What Is Chanukkah?

What Is Purim?

Purim celebrates the story told in the biblical Book of Esther, in which the evil Haman plots to exterminate the Jewish people of ancient Persia, but is foiled by Queen Esther and her cousin Mordecai, who are Jewish.

Take the Christian Christmas pageant, add a down-home Halloween and a couple bottles of wine, and you start to get a good idea of the Purim festival.

Purim is celebrated on the day after the great battle in the Book of Esther, on the 14th of Adar, which is usually in mid-March. However, in Jerusalem, it’s celebrated on the 15th of Adar as well because Jerusalem is a walled city, and as the story goes, the Jews had to defend themselves for two days in the capital city of Shushan, which also was walled.

There are four traditional requirements at Purim:

  • Reading the Book of Esther out loud

  • Being festive and rejoicing

  • Giving gifts of fruits and nuts

  • Offering gifts to the poor

The book of Esther relates the story of a Persian King named Achashveyrosh who decided that he wanted to show off his Queen, Vashti, to all his cronies. Some interpretations suggest that he asked her to dance naked, and she refused. The King, following advice that he must punish the Queen, lest all wives in the kingdom be encouraged to talk back to their husbands, banished her.

Unfortunately, this left him queen-less, so virgins were brought to the harem, and then offered to him for an evening to see which woman he would choose as queen.

Meanwhile, there was a Jew named Mordecai who had adopted his cousin Esther after her parents died.
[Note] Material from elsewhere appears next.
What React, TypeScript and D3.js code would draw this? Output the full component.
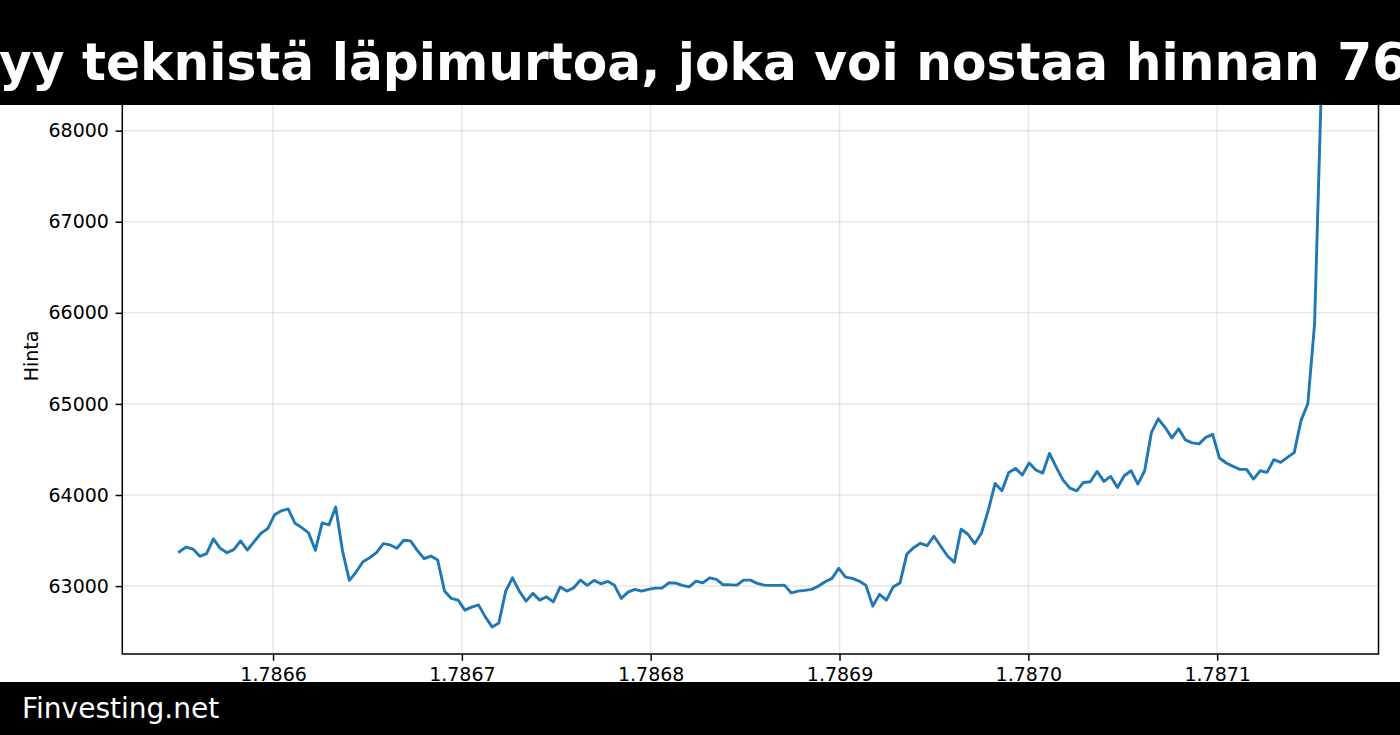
import React, { useEffect, useLayoutEffect, useRef, useState } from "react";
import * as d3 from "d3";

// ---- data ----
const START_TS = 1786550400; // first timestamp (s)
const STEP_S = 3600; // hourly
const prices: number[] = [
  63378, 63429, 63407, 63327, 63356, 63518, 63415, 63367, 63400, 63496,
  63396, 63488, 63580, 63631, 63782, 63826, 63848, 63690, 63642, 63584,
  63393, 63694, 63672, 63867, 63385, 63063, 63154, 63268, 63312, 63367,
  63466, 63452, 63415, 63503, 63496, 63393, 63301, 63330, 63286, 62945,
  62865, 62846, 62736, 62769, 62794, 62662, 62552, 62596, 62945, 63091,
  62945, 62835, 62920, 62846, 62882, 62827, 62989, 62945, 62981, 63066,
  63008, 63063, 63025, 63052, 63008, 62865, 62934, 62964, 62945, 62964,
  62978, 62978, 63036, 63033, 63008, 62992, 63055, 63036, 63091, 63074,
  63014, 63014, 63011, 63066, 63066, 63030, 63011, 63008, 63008, 63011,
  62926, 62945, 62953, 62964, 63000, 63047, 63085, 63195, 63099, 63085,
  63055, 63008, 62780, 62909, 62846, 62989, 63033, 63349, 63422, 63470,
  63444, 63547, 63437, 63330, 63261, 63624, 63569, 63466, 63584, 63834,
  64127, 64046, 64248, 64292, 64219, 64351, 64274, 64241, 64457, 64303,
  64164, 64076, 64046, 64138, 64145, 64259, 64149, 64204, 64083, 64211,
  64266, 64120, 64266, 64688, 64836, 64743, 64627, 64726, 64605, 64572,
  64561, 64633, 64666, 64406, 64351, 64314, 64281, 64281, 64175, 64266,
  64248, 64388, 64358, 64413, 64465, 64817, 65001, 65882, 68500,
];
const xTickValues = [1786600000, 1786700000, 1786800000, 1786900000, 1787000000, 1787100000];
const yTickValues = [63000, 64000, 65000, 66000, 67000, 68000, 69000];
const TITLE = "Bitcoinissa näkyy teknistä läpimurtoa, joka voi nostaa hinnan 76 000 dollariin";
const TITLE_HIDDEN_PREFIX = "Bitcoinissa näk";
const FOOTER = "Finvesting.net";
const Y_LABEL = "Hinta";

const W = 1400;
const H = 735;
const PLOT = { left: 122.3, right: 1378.5, top: 58, bottom: 654 };
const FONT = "'DejaVu Sans', sans-serif";
const TITLE_SX = 0.985;

export default function App() {
  const xAxisRef = useRef<SVGGElement>(null);
  const yAxisRef = useRef<SVGGElement>(null);
  const titleRef = useRef<SVGTextElement>(null);
  const [titleX, setTitleX] = useState(-460);

  const data = prices.map((p, i) => ({ t: START_TS + i * STEP_S, p }));
  const [t0, t1] = d3.extent(data, (d) => d.t) as [number, number];
  const [p0, p1] = d3.extent(data, (d) => d.p) as [number, number];
  const tPad = (t1 - t0) * 0.05;
  const pPad = (p1 - p0) * 0.05;
  const x = d3.scaleLinear().domain([t0 - tPad, t1 + tPad]).range([PLOT.left, PLOT.right]);
  const y = d3.scaleLinear().domain([p0 - pPad, p1 + pPad]).range([PLOT.bottom, PLOT.top]);

  const line = d3
    .line<{ t: number; p: number }>()
    .x((d) => x(d.t))
    .y((d) => y(d.p));

  const yTicks = yTickValues.filter((v) => v >= y.domain()[0] && v <= y.domain()[1]);

  useEffect(() => {
    document.body.style.margin = "0";
    const tick = 6.7;
    if (xAxisRef.current) {
      const g = d3.select(xAxisRef.current);
      g.call(
        d3
          .axisBottom(x)
          .tickValues(xTickValues)
          .tickSize(tick)
          .tickPadding(6.7)
          .tickFormat((v) => ((v as number) / 1e9).toFixed(4))
      );
      g.attr("font-family", FONT).attr("font-size", 19);
      g.select(".domain").remove();
      g.selectAll(".tick line").attr("stroke", "#000").attr("stroke-width", 1.5);
      g.selectAll(".tick text").attr("fill", "#000");
    }
    if (yAxisRef.current) {
      const g = d3.select(yAxisRef.current);
      g.call(
        d3
          .axisLeft(y)
          .tickValues(yTicks)
          .tickSize(tick)
          .tickPadding(6.7)
          .tickFormat((v) => String(v))
      );
      g.attr("font-family", FONT).attr("font-size", 19);
      g.select(".domain").remove();
      g.selectAll(".tick line").attr("stroke", "#000").attr("stroke-width", 1.5);
      g.selectAll(".tick text").attr("fill", "#000");
    }
  }, []);

  useLayoutEffect(() => {
    const el = titleRef.current;
    if (!el) return;
    try {
      const w = el.getSubStringLength(0, TITLE_HIDDEN_PREFIX.length);
      setTitleX(-1 / TITLE_SX - w);
    } catch (e) {
      /* keep estimate */
    }
  }, []);

  return (
    <svg
      width={W}
      height={H}
      viewBox={`0 0 ${W} ${H}`}
      style={{ position: "absolute", left: 0, top: 0, display: "block", background: "#fff" }}
    >
      <rect x={0} y={0} width={W} height={H} fill="#fff" />
      {/* grid */}
      <g stroke="#b0b0b0" strokeOpacity={0.3} strokeWidth={1.5}>
        {xTickValues.map((v) => (
          <line key={"gx" + v} x1={x(v)} x2={x(v)} y1={PLOT.top} y2={PLOT.bottom} />
        ))}
        {yTicks.map((v) => (
          <line key={"gy" + v} x1={PLOT.left} x2={PLOT.right} y1={y(v)} y2={y(v)} />
        ))}
      </g>
      {/* price line */}
      <path
        d={line(data) || ""}
        fill="none"
        stroke="#1f77b4"
        strokeWidth={2.9}
        strokeLinejoin="round"
        strokeLinecap="square"
      />
      {/* spines */}
      <rect
        x={PLOT.left}
        y={PLOT.top}
        width={PLOT.right - PLOT.left}
        height={PLOT.bottom - PLOT.top}
        fill="none"
        stroke="#000"
        strokeWidth={1.5}
      />
      <g ref={xAxisRef} transform={`translate(0,${PLOT.bottom})`} />
      <g ref={yAxisRef} transform={`translate(${PLOT.left},0)`} />
      <text
        transform={`translate(31,${(PLOT.top + PLOT.bottom) / 2}) rotate(-90)`}
        textAnchor="middle"
        fontFamily={FONT}
        fontSize={19}
        fill="#000"
        dy="0.35em"
      >
        {Y_LABEL}
      </text>
      {/* title bar */}
      <rect x={0} y={0} width={W} height={105} fill="#000" />
      <text
        ref={titleRef}
        transform={`scale(${TITLE_SX},1)`}
        x={titleX}
        y={80}
        fontFamily={FONT}
        fontWeight="bold"
        fontSize={51}
        fill="#fff"
        textAnchor="start"
      >
        {TITLE}
      </text>
      {/* footer */}
      <rect x={0} y={682} width={W} height={H - 682} fill="#000" />
      <text x={22} y={718} fontFamily={FONT} fontSize={28} fill="#fff">
        {FOOTER}
      </text>
    </svg>
  );
}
Esther was taken to the palace to prepare for a rendezvous with the King, and Mordecai forbid her to reveal that she was Jewish. When it was Esther’s turn before the King, he was so smitten with her that he crowned her the new Queen.

Haman, the prime minister, became furious when Mordecai wouldn’t bow down to him. (Jews aren’t supposed to bow down to anyone except God.) Haman decided to wipe out every Jew in the kingdom.

The King agreed to Haman’s wicked plan. They dispatched a royal decree saying that on the 13th of Adar anyone could kill Jews and take their property. The story says that this fateful date was decided by throwing lots. Thus, the name of the holiday: purim means “lots.”

Mordecai urged Ester to approach the King. Esther was reluctant; the King didn’t know she was Jewish, and the rule of the land said that anyone who appeared before the King without an invitation could be put to death immediately (even the Queen).

Fortunately, Mordecai pressed her with the most interesting lines in the story: “If you persist in remaining silent at such a time, relief and deliverance will come to the Jews from another place, but both you and the house of your father will perish. Who knows? Perhaps you have come to the throne for just a time as this.”

Esther and the Jews of the city fasted for three days and when the King saw her, he stretched out his golden scepter, and invited her to make a request of him. Esther invited him and Haman to a special private banquet. At that dinner, her only request was that they both come to a second banquet, the following night.

Full of himself, Haman’s ordered gallows to be erected immediately so that the Moredecai could be hung in the morning. However, that night the King discovered that earlier, Mordecai helped foil an assassination plot. When he learned that nothing was ever done in appreciation, he called Haman and asked him what should be done for a man who the King wishes to honor.

Haman suggested that the man be carried on one of the King’s horses through the town in fine royal attire, with an attendant yelling, “Here’s how the King treats those who he wishes to honor.”

The King then told Haman to give this honor to Mordecai. What’s worse, Haman himself had to attend to Mordecai and lead his horse through the city.

When Haman and the King showed up at the second banquet, Esther revealed that she was Jewish, and that because of Haman, she and her people were about to be killed. The King called for Haman to be hanged on the gallows built for Mordecai.

If this were a Disney movie, the King would simply reverse his decree permitting the killing of Jews, and everyone would live happily ever after. But the King insisted that his royal edict couldn’t be reversed, so there was only one way forward: Mordecai (who had become the prime minister) sent out a royal decree that the Jewish people could fight back in self-defense on the 13th of Adar.

The day came, the battle ensued, and when the dust settled, the Jews had won, ultimately killing over 75,000 of their opponents. And, just to make the point, Haman’s ten sons were killed . . . twice — once in the battle and again by public hanging. And the people rejoiced.